Every day is not peaches and cream. I wish I could say they were, but that would be a lie. I can say those day are fewer and farther in between. I have asked myself if I think that has to do with the amount of time that has passed since the accident. While I suppose that is partially possible, I don’t quite buy into it. Instead, I credit the good days with obtaining a new level of spiritual maturity. In the last year, I have decided to submit to the work of the Holy Spirit and allow the fruit of the Spirit to grow within me. Part of that means I have learned to trust in a plan other than my own. Don’t get me wrong. The first thing I intend to ask God in Heaven is why it was Dalton’s time to die. Until that is revealed to me, I vow to put my faith in God’s plan. But I don’t have to like it.
Today began pleasant and ended rather turbulent. Earlier in the day, I had picked out cute new holiday decorations to replace the fall ones at the cemetery. In the store, everything was jolly and bright. Women crowded the aisles of Hobby Lobby searching for the perfect ornaments to trim their trees and wreaths to adorn their front doors with. Heck, I was caught up in the hustle and bustle of it all myself and selected two large sparkly red bows to embellish my front doors. I navigated my way to the aisle where the cheerful metal signs are that you stake into the ground. I watched ladies sift through the selections of snowmen, gingerbread men, and nutcrackers searching for their favorites. I wondered where they were going to put them. Maybe by their mailboxes? The front porch? Or perhaps in the landscaping somewhere? “Excuse me while I look for mine,” the voice in my head said. “I have to find the right one to put where my dead son is buried.” My friend, Cheryl, suggested the nutcracker guy. I chose a snowman instead, deciding Dalton would most likely think the nutcracker was freaky looking.

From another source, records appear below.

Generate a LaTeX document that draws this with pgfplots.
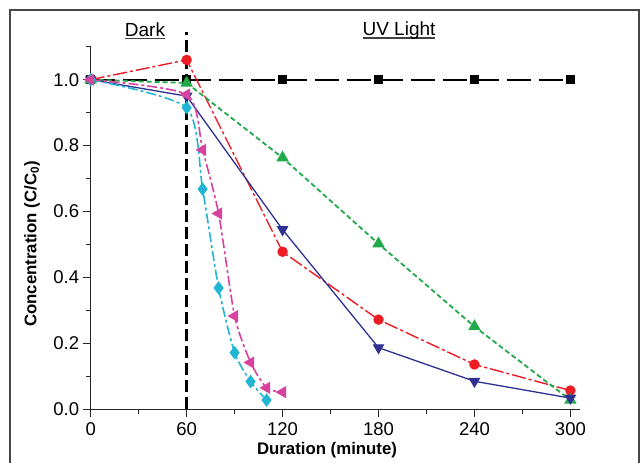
\documentclass[border=0pt]{standalone}
\usepackage{pgfplots}
\pgfplotsset{compat=1.18}
\usepackage{fontspec}
\setmainfont{Liberation Sans}
\definecolor{cred}{HTML}{ED1C24}
\definecolor{cgreen}{HTML}{22A94A}
\definecolor{cnavy}{HTML}{2E3192}
\definecolor{cmag}{HTML}{D9419E}
\definecolor{ccyan}{HTML}{21B5D3}
\newcommand\ulbox[1]{\setbox0\hbox{#1}\rlap{\textcolor{black!75}{\rule[-2.8pt]{\wd0}{1.3pt}}}\box0}
\begin{document}
\begin{tikzpicture}[x=1pt,y=1pt]
\draw[line width=2pt, color=black!72] (-80.7,-70) -- (-80.7,399.3) -- (548.3,399.3) -- (548.3,-70);
\begin{axis}[
  at={(0pt,0pt)}, anchor=south west,
  width=489.3pt, height=362.6pt, scale only axis,
  xmin=0, xmax=306, ymin=0, ymax=1.1,
  axis x line*=bottom, axis y line*=left,
  axis line style={line width=1.4pt, black!85, -},
  xtick={0,60,120,180,240,300}, minor xtick={30,90,150,210,270},
  ytick={0,0.2,0.4,0.6,0.8,1.0}, minor ytick={0.1,0.3,0.5,0.7,0.9,1.1},
  tick align=outside, major tick length=8pt, minor tick length=5pt,
  every tick/.style={line width=1.3pt, black!85},
  yticklabel style={/pgf/number format/.cd, fixed, fixed zerofill, precision=1},
  /pgf/number format/assume math mode=true,
  ticklabel style={font=\fontsize{18.5}{21}\selectfont},
  xticklabel style={yshift=-2pt},
  clip=false,
]
\addplot[black, line width=2.2pt, dash pattern=on 24pt off 8pt, mark=square*, mark size=3.5pt, mark options={solid}]
  coordinates {(0,1)(60,1)(120,1)(180,1)(240,1)(300,1)};
\addplot[cred, line width=1.4pt, dash pattern=on 14pt off 3pt on 3pt off 3pt, mark=*, mark size=4.5pt, mark options={solid}]
  coordinates {(0,1)(60,1.06)(120,0.478)(180,0.272)(240,0.136)(300,0.057)};
\addplot[cgreen, line width=1.8pt, dash pattern=on 5pt off 3pt, mark=triangle*, mark size=5.5pt, mark options={solid}]
  coordinates {(0,1)(60,0.99)(120,0.763)(180,0.502)(240,0.251)(300,0.028)};
\addplot[cnavy, line width=1.3pt, mark=triangle*, mark size=5.5pt, mark options={solid, rotate=180}]
  coordinates {(0,1)(60,0.95)(120,0.545)(180,0.187)(240,0.085)(300,0.034)};
\addplot[ccyan, line width=1.6pt, smooth, tension=0.4, dash pattern=on 10pt off 3pt on 3pt off 3pt, mark=diamond*, mark size=5.5pt, mark options={solid}]
  coordinates {(0,1)(60,0.915)(70,0.668)(80,0.368)(90,0.172)(100,0.084)(110,0.028)};
\addplot[cmag, line width=1.6pt, smooth, tension=0.4, dash pattern=on 10pt off 3pt on 3pt off 3pt, mark=triangle*, mark size=5.5pt, mark options={solid, rotate=90}]
  coordinates {(0,1)(60,0.955)(70,0.787)(80,0.594)(90,0.283)(100,0.142)(110,0.065)(120,0.052)};
\addplot[black, line width=3pt, dash pattern=on 12pt off 5pt, no marks]
  coordinates {(60,0)(60,1.145)};
\end{axis}
\node[font=\fontsize{19}{22}\selectfont] at (54.3,378.5) {\ulbox{Dark}};
\node[font=\fontsize{19}{22}\selectfont] at (308.3,378.5) {\ulbox{UV Light}};
\node[font=\bfseries\fontsize{16.8}{19}\selectfont] at (236.3,-40.5) {Duration (minute)};
\node[font=\bfseries\fontsize{16.8}{19}\selectfont, rotate=90] at (-58.7,165.3) {Concentration (C/C\textsubscript{0})};
\pgfresetboundingbox
\useasboundingbox (-90.7,-53.7) rectangle (549.3,409.3);
\end{tikzpicture}
\end{document}
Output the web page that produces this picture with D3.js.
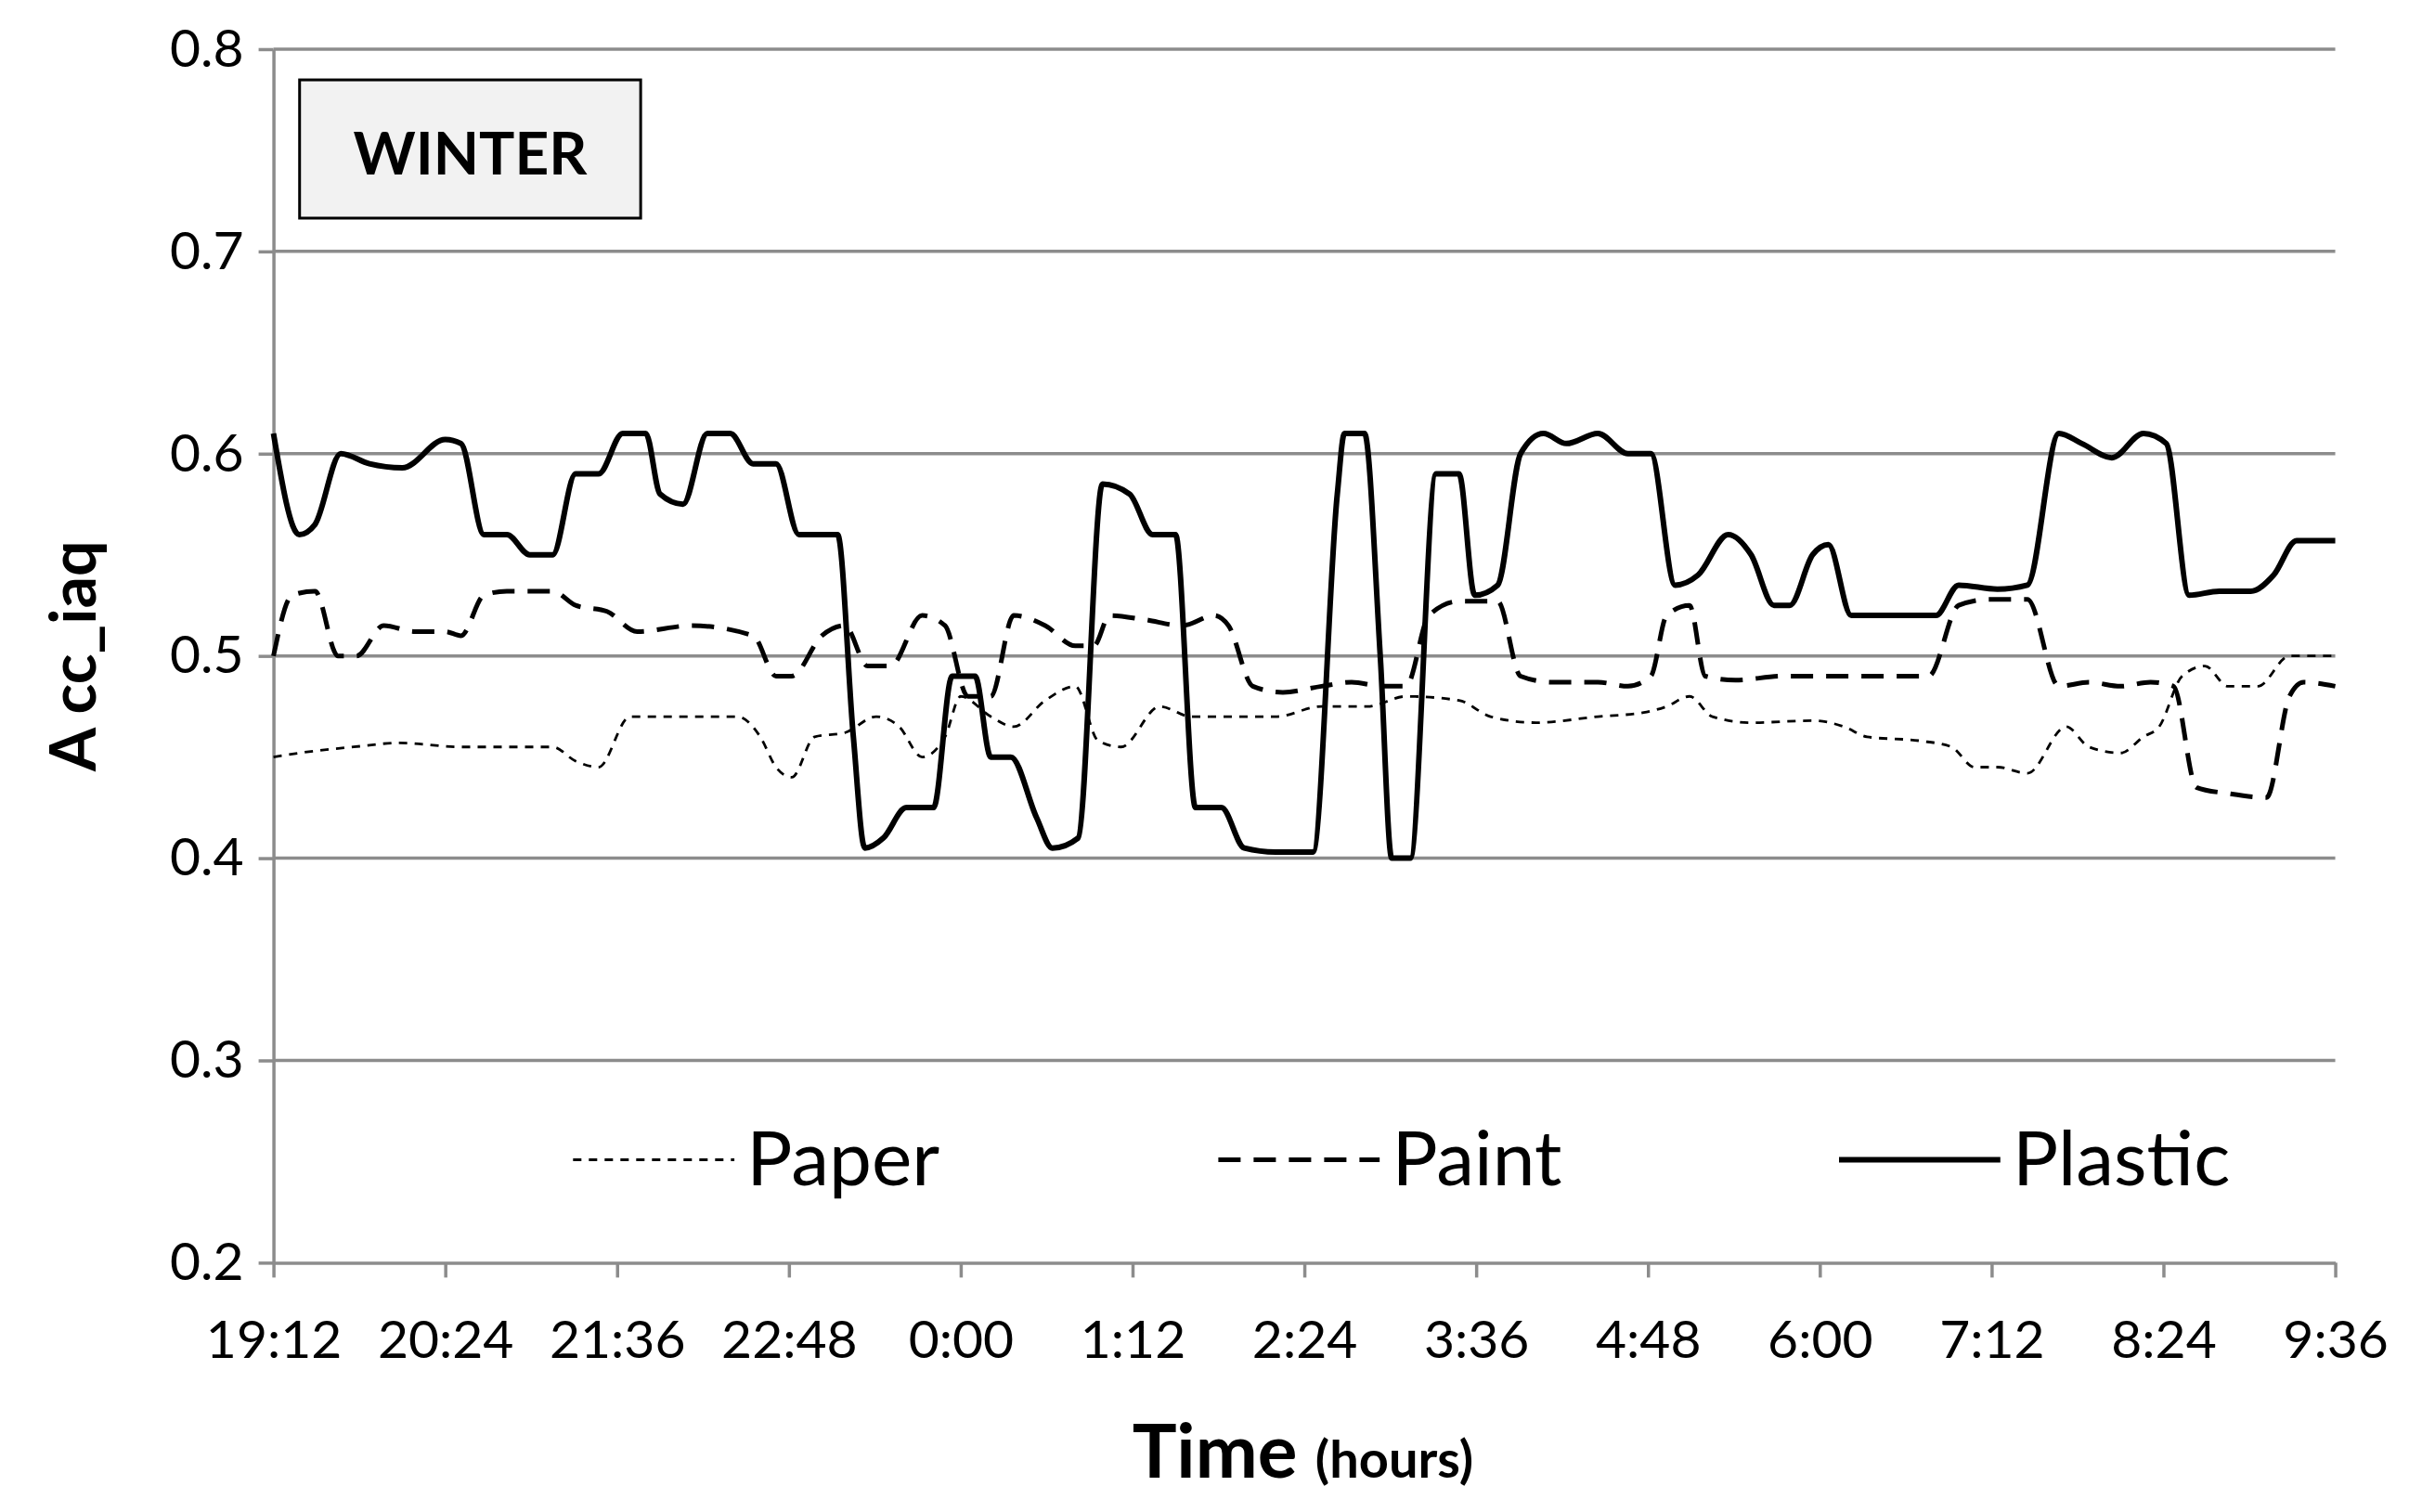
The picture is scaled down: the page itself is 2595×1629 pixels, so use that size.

My intentions of switching out the decorations at the cemetery were pretty straight-forward. Drive out there. Gather up the glittery leaves and pumpkins, the scarecrow on a stick, and toss them into the back of my car. Then drive the stakes of the new holiday trinkets into the ground, say a quick prayer, and head back home. Only it didn’t exactly go according to my plan. I got out of my car and noticed that recent moisture in the area had invited new sprouts of grass to shoot up all over the top of DD’s grave. Wonderful. Now it didn’t look so fresh anymore. My son’s grave has begun to look like all the other ones out there. Like it has been there awhile. How can that be? He was just here. I can still hear his raspy voice and feel his hair under my hands as I rub his head. How in the hell is he under all that dirt and grass? Much like one of Dalton’s pitches, the anger came in hard and fast. Soon enough, I had every fall decoration plucked out of the ground… and thrown in a million different directions. The poor scarecrow was hurled the farthest probably. I believe some dirt and grass may have gone along with him. I didn’t care if anyone was watching. If they were, it was in their best interest to keep their distance too.
I prayed for God to drop me a baseball bat from Heaven. Obviously, He didn’t. But that didn’t stop me from wishing for one. I was really angry. Angry enough to envision smashing everything in front of me. I dropped down to my knees in the soft dirt and the anger faded into tears. That is when the baseball bat memory hit me. It was the spring of 2012. I had just bought Dalton a new baseball bat. He was practicing swinging it in the kitchen. Not a casual, slow-motion type swing. I’m talking a full blown Mike Moustakas power stroke. I told him to go outside to practice swinging because he was going to break something in the house. He did it again. In a raised voice, I warned him again not to swing his new bat in the house. He had already been trying my patience that day with a whole list of other annoyances. Right then he made sure he caught my full attention before he took one last air-splitting swing, about 3x as hard and fast as the previous ones. I stopped everything I was doing and took off after him. I still remember the clanking sound of his bat skimming across my tile floors as though he had just hit a line drive and was taking off to first base. He was laughing and running at the same time. I chased him through the dining room, living room, hallway, and across the pool room to my bathroom. He must have known I was about to catch him because he slammed the sliding glass door to my bathroom in my face. I could see him high-tailing it past my shower and into my closet. I threw open the sliding glass door, fuming, and barefoot I rushed in behind him. Only I didn’t realize my bathroom floor was still soaking wet from when I had given the dogs their baths earlier. My feet came up right underneath me and I went crashing onto my side and smashed my body up against the vanity. I was screaming and swearing. Above my cursing, I could hear the sound of Dalton’s uncontrollable laughter coming from my closet. I slowly got up and hobbled into where he was. He was doubled over under my shoe rack laughing harder than I had ever seen him. Tears were already falling down his cheeks and he was clutching his stomach. All I could think was, “How do I spank that?”
So I picked myself up off the ground at the cemetery today. I brushed the loose dirt off my sweatpants and I pushed the stake of the silly little snowman into the new grass. Then I looked up towards Heaven with gratitude and thanked God for another priceless memory.
“Sharing tales of those we’ve lost is how we keep from really losing them.”